Given problem:
Identify the lines containing the word "this". Copy each one.

# START OF Excerpted records

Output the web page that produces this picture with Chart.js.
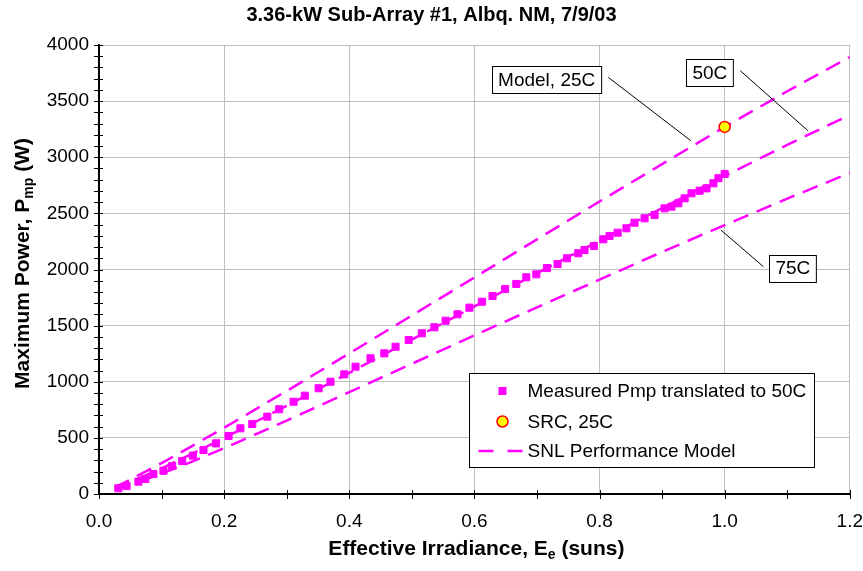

# END OF Excerpted records
# START OF Excerpted records

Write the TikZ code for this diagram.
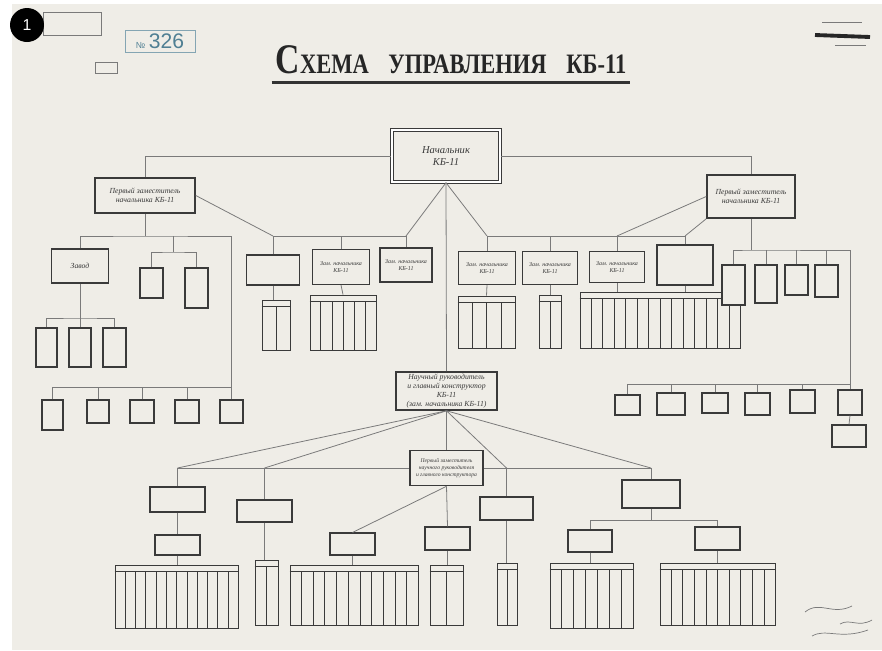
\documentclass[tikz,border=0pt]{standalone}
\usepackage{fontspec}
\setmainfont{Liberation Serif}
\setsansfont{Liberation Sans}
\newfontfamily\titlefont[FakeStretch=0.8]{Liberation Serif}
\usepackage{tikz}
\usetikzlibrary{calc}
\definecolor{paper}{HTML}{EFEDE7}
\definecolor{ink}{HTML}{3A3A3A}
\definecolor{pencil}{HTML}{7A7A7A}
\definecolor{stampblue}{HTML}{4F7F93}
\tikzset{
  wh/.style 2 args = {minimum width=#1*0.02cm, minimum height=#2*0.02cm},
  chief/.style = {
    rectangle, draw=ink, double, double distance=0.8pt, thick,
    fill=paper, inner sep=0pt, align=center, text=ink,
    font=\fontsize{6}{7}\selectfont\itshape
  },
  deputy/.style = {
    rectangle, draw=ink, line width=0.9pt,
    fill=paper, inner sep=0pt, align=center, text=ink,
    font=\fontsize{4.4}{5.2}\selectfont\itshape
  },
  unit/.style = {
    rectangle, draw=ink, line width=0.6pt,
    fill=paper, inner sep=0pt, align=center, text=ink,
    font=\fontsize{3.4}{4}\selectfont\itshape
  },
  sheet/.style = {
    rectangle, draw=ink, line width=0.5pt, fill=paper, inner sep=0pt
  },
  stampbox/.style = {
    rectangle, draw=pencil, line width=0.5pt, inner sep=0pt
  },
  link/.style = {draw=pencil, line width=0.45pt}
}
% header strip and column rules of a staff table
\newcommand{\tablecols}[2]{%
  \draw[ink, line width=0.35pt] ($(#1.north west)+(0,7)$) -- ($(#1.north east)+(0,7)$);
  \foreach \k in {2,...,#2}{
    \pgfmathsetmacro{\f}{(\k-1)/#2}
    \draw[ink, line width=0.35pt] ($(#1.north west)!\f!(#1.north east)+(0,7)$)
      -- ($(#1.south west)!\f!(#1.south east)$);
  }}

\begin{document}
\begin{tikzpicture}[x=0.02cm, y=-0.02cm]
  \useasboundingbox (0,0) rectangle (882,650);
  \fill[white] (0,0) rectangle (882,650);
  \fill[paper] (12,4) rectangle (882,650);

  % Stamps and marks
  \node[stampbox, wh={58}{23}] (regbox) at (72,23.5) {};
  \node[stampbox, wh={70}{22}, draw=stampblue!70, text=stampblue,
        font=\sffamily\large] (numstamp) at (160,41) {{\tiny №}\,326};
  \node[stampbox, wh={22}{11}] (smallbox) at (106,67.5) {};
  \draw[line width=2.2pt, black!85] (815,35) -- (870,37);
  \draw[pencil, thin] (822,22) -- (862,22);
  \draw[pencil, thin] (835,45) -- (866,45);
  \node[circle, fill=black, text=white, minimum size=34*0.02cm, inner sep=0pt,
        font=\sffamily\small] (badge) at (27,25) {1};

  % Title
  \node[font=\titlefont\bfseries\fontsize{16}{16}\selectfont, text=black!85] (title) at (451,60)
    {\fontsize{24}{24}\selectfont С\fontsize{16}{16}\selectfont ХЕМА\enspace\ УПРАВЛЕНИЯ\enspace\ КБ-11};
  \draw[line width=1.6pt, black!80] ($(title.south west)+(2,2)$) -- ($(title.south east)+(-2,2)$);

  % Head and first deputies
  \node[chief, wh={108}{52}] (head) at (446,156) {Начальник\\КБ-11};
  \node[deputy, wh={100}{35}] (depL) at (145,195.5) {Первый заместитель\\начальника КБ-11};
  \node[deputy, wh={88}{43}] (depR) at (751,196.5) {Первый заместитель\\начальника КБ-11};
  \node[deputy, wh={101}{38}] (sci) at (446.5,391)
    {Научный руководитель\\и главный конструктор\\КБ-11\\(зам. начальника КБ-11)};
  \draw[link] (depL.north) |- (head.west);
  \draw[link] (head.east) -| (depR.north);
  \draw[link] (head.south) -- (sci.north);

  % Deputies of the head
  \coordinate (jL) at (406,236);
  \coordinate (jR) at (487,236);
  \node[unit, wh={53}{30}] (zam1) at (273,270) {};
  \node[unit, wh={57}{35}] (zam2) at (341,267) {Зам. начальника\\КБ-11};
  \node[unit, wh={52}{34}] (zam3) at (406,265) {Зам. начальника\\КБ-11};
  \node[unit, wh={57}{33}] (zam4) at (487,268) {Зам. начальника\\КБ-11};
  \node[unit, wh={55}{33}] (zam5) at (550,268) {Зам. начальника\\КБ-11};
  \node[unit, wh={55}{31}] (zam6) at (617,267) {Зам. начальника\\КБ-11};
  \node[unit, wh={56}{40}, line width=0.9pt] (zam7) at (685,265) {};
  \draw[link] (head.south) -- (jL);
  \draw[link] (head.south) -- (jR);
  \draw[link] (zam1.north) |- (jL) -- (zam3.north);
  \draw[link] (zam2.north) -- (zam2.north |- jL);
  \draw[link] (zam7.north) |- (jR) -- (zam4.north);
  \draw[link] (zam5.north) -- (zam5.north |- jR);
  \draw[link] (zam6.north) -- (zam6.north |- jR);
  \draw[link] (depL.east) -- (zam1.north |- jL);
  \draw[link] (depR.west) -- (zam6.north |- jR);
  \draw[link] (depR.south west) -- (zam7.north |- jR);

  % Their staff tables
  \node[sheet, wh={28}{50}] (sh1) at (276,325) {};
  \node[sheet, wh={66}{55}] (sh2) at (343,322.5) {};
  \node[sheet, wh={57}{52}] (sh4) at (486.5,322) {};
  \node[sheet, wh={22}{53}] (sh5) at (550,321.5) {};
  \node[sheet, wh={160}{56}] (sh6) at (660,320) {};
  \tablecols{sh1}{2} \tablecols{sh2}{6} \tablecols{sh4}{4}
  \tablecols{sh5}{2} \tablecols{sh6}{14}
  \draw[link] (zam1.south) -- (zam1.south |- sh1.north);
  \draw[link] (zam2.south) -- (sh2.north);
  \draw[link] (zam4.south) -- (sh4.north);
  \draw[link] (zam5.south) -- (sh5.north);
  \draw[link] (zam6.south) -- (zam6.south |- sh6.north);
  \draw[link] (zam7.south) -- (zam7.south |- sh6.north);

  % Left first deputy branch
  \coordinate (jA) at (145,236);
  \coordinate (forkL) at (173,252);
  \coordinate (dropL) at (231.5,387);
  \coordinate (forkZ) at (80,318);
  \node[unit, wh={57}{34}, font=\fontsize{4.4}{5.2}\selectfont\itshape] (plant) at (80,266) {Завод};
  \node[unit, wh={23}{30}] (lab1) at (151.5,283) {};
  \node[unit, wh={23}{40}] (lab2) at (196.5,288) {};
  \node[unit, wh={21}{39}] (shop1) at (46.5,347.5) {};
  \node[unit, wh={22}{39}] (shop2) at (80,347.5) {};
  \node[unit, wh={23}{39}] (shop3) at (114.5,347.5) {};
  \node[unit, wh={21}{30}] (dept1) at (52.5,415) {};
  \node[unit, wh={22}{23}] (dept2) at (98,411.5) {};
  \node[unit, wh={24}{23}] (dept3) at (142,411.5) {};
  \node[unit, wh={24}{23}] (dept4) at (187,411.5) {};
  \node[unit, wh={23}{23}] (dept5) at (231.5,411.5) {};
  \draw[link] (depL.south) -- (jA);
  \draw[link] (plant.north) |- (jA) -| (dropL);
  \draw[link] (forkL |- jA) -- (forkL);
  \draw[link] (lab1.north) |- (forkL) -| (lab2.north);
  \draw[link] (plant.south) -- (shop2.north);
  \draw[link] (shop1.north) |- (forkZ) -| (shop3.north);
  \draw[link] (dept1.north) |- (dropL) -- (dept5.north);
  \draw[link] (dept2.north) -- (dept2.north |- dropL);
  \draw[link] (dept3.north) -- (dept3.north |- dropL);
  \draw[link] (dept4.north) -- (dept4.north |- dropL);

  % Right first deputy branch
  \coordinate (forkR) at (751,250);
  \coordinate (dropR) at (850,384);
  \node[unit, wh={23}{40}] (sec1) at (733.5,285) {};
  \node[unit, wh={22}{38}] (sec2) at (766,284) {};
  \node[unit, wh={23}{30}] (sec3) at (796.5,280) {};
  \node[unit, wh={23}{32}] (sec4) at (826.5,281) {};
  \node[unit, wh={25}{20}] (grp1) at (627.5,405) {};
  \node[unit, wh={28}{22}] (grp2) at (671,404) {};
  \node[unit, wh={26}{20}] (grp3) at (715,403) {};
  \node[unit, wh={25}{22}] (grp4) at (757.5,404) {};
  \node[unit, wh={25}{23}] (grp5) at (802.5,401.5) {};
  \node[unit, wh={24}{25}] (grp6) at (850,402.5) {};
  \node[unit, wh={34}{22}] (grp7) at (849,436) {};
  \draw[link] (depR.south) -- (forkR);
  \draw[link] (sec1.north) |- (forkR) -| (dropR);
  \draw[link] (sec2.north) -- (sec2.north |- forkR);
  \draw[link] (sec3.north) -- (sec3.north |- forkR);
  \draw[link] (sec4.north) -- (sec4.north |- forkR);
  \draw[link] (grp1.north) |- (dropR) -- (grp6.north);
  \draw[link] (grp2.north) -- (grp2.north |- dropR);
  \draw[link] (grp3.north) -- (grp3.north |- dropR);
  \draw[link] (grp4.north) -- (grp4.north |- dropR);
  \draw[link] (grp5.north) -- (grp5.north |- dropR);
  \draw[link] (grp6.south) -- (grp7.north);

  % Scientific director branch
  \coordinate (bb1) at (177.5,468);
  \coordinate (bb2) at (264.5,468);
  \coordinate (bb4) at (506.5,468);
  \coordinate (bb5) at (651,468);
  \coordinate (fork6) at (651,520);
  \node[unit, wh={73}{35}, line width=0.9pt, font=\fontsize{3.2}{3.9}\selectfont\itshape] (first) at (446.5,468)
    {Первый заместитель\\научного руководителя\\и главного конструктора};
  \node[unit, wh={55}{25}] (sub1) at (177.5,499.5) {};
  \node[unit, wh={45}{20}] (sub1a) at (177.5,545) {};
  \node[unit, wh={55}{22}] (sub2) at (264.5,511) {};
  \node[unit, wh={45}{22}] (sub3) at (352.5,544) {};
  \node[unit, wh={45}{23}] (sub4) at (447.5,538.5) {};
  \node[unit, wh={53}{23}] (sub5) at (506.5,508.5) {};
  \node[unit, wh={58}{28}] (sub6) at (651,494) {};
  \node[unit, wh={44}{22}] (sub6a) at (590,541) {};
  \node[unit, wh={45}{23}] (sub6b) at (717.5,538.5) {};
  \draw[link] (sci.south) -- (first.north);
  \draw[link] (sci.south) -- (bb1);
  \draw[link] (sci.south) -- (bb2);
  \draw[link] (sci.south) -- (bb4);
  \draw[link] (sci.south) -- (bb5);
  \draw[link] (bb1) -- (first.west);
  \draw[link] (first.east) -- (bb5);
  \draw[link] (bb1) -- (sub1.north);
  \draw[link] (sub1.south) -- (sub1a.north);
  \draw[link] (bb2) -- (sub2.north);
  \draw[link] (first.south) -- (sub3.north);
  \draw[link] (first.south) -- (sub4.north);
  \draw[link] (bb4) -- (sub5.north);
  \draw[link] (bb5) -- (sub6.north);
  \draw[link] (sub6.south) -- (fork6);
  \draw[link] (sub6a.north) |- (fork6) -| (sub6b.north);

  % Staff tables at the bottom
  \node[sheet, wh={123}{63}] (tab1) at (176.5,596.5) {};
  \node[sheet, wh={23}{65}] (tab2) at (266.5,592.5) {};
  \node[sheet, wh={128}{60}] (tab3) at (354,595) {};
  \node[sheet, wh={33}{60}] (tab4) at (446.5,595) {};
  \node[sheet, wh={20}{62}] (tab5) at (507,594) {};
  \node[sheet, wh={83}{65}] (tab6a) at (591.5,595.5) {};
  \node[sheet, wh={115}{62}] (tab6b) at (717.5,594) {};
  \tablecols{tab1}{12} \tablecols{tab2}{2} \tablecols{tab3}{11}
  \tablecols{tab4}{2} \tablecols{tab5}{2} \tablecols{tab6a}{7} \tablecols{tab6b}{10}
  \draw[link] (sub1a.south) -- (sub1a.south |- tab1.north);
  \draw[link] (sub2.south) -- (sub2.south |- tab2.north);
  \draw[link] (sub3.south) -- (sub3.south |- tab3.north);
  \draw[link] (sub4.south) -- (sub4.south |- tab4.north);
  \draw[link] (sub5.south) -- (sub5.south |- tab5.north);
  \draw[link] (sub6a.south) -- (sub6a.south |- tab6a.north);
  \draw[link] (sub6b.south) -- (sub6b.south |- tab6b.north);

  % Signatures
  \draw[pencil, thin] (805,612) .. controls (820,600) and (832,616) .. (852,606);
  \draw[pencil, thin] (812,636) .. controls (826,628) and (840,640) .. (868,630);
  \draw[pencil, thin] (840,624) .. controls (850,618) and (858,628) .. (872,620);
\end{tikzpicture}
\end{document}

# END OF Excerpted records

Answer to the problem:
Output the web page that produces this picture with Chart.js.
Write the TikZ code for this diagram.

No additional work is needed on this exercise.